- [RAW DATA]:
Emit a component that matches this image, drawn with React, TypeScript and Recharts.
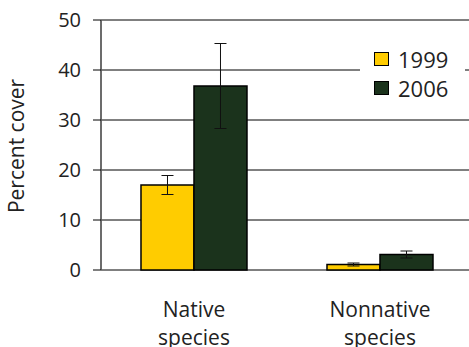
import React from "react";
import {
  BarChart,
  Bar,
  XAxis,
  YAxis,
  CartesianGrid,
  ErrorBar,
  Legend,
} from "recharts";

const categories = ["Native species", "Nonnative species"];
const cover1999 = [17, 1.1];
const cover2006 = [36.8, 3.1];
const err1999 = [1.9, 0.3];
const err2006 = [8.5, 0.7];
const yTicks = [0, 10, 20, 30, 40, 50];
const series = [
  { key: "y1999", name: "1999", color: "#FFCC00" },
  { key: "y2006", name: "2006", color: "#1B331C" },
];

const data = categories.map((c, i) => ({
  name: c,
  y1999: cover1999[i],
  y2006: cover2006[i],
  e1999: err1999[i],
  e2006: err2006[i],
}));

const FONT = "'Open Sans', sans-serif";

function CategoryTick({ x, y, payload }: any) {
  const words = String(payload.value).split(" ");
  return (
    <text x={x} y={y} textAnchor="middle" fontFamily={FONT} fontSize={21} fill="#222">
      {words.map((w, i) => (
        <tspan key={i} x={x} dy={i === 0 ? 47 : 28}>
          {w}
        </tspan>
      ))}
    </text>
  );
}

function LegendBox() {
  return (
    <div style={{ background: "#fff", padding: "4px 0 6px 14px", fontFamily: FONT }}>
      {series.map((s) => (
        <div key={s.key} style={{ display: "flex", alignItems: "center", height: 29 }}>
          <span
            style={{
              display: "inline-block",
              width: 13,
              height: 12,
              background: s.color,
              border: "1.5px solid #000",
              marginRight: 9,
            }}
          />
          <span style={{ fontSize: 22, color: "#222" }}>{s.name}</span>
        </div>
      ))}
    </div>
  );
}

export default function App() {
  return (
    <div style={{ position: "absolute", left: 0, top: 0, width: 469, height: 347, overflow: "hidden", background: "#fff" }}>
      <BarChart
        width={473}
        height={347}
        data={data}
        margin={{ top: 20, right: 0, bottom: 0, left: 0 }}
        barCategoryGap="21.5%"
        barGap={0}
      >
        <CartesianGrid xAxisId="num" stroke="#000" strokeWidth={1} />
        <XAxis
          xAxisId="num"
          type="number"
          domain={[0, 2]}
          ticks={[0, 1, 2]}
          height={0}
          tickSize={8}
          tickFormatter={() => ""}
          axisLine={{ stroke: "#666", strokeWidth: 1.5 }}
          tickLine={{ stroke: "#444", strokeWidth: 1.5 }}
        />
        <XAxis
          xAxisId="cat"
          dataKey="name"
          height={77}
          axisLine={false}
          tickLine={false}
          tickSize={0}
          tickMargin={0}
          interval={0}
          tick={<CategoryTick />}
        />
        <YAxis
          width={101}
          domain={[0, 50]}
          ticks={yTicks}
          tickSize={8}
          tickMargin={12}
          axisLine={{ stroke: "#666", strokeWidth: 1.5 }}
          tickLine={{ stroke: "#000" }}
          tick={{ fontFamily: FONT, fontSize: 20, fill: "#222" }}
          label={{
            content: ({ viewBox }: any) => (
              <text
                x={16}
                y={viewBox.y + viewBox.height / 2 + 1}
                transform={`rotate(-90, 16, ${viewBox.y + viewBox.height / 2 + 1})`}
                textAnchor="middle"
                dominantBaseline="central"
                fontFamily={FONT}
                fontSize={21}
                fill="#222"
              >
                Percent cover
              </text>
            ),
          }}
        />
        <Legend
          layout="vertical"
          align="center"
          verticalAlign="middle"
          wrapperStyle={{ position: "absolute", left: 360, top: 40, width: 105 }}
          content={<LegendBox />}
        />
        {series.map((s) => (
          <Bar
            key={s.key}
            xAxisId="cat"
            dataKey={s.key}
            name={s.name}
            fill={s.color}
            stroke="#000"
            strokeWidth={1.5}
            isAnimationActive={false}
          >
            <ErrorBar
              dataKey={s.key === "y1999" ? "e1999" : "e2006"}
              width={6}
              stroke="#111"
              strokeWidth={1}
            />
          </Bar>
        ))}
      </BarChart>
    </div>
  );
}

- [GIVEN INSTRUCTION]: Omit the pictures and give the material again, exactly and in full.

- [SOLVED PROBLEM]:
Emit a component that matches this image, drawn with React, TypeScript and Recharts.
import React from "react";
import {
  BarChart,
  Bar,
  XAxis,
  YAxis,
  CartesianGrid,
  ErrorBar,
  Legend,
} from "recharts";

const categories = ["Native species", "Nonnative species"];
const cover1999 = [17, 1.1];
const cover2006 = [36.8, 3.1];
const err1999 = [1.9, 0.3];
const err2006 = [8.5, 0.7];
const yTicks = [0, 10, 20, 30, 40, 50];
const series = [
  { key: "y1999", name: "1999", color: "#FFCC00" },
  { key: "y2006", name: "2006", color: "#1B331C" },
];

const data = categories.map((c, i) => ({
  name: c,
  y1999: cover1999[i],
  y2006: cover2006[i],
  e1999: err1999[i],
  e2006: err2006[i],
}));

const FONT = "'Open Sans', sans-serif";

function CategoryTick({ x, y, payload }: any) {
  const words = String(payload.value).split(" ");
  return (
    <text x={x} y={y} textAnchor="middle" fontFamily={FONT} fontSize={21} fill="#222">
      {words.map((w, i) => (
        <tspan key={i} x={x} dy={i === 0 ? 47 : 28}>
          {w}
        </tspan>
      ))}
    </text>
  );
}

function LegendBox() {
  return (
    <div style={{ background: "#fff", padding: "4px 0 6px 14px", fontFamily: FONT }}>
      {series.map((s) => (
        <div key={s.key} style={{ display: "flex", alignItems: "center", height: 29 }}>
          <span
            style={{
              display: "inline-block",
              width: 13,
              height: 12,
              background: s.color,
              border: "1.5px solid #000",
              marginRight: 9,
            }}
          />
          <span style={{ fontSize: 22, color: "#222" }}>{s.name}</span>
        </div>
      ))}
    </div>
  );
}

export default function App() {
  return (
    <div style={{ position: "absolute", left: 0, top: 0, width: 469, height: 347, overflow: "hidden", background: "#fff" }}>
      <BarChart
        width={473}
        height={347}
        data={data}
        margin={{ top: 20, right: 0, bottom: 0, left: 0 }}
        barCategoryGap="21.5%"
        barGap={0}
      >
        <CartesianGrid xAxisId="num" stroke="#000" strokeWidth={1} />
        <XAxis
          xAxisId="num"
          type="number"
          domain={[0, 2]}
          ticks={[0, 1, 2]}
          height={0}
          tickSize={8}
          tickFormatter={() => ""}
          axisLine={{ stroke: "#666", strokeWidth: 1.5 }}
          tickLine={{ stroke: "#444", strokeWidth: 1.5 }}
        />
        <XAxis
          xAxisId="cat"
          dataKey="name"
          height={77}
          axisLine={false}
          tickLine={false}
          tickSize={0}
          tickMargin={0}
          interval={0}
          tick={<CategoryTick />}
        />
        <YAxis
          width={101}
          domain={[0, 50]}
          ticks={yTicks}
          tickSize={8}
          tickMargin={12}
          axisLine={{ stroke: "#666", strokeWidth: 1.5 }}
          tickLine={{ stroke: "#000" }}
          tick={{ fontFamily: FONT, fontSize: 20, fill: "#222" }}
          label={{
            content: ({ viewBox }: any) => (
              <text
                x={16}
                y={viewBox.y + viewBox.height / 2 + 1}
                transform={`rotate(-90, 16, ${viewBox.y + viewBox.height / 2 + 1})`}
                textAnchor="middle"
                dominantBaseline="central"
                fontFamily={FONT}
                fontSize={21}
                fill="#222"
              >
                Percent cover
              </text>
            ),
          }}
        />
        <Legend
          layout="vertical"
          align="center"
          verticalAlign="middle"
          wrapperStyle={{ position: "absolute", left: 360, top: 40, width: 105 }}
          content={<LegendBox />}
        />
        {series.map((s) => (
          <Bar
            key={s.key}
            xAxisId="cat"
            dataKey={s.key}
            name={s.name}
            fill={s.color}
            stroke="#000"
            strokeWidth={1.5}
            isAnimationActive={false}
          >
            <ErrorBar
              dataKey={s.key === "y1999" ? "e1999" : "e2006"}
              width={6}
              stroke="#111"
              strokeWidth={1}
            />
          </Bar>
        ))}
      </BarChart>
    </div>
  );
}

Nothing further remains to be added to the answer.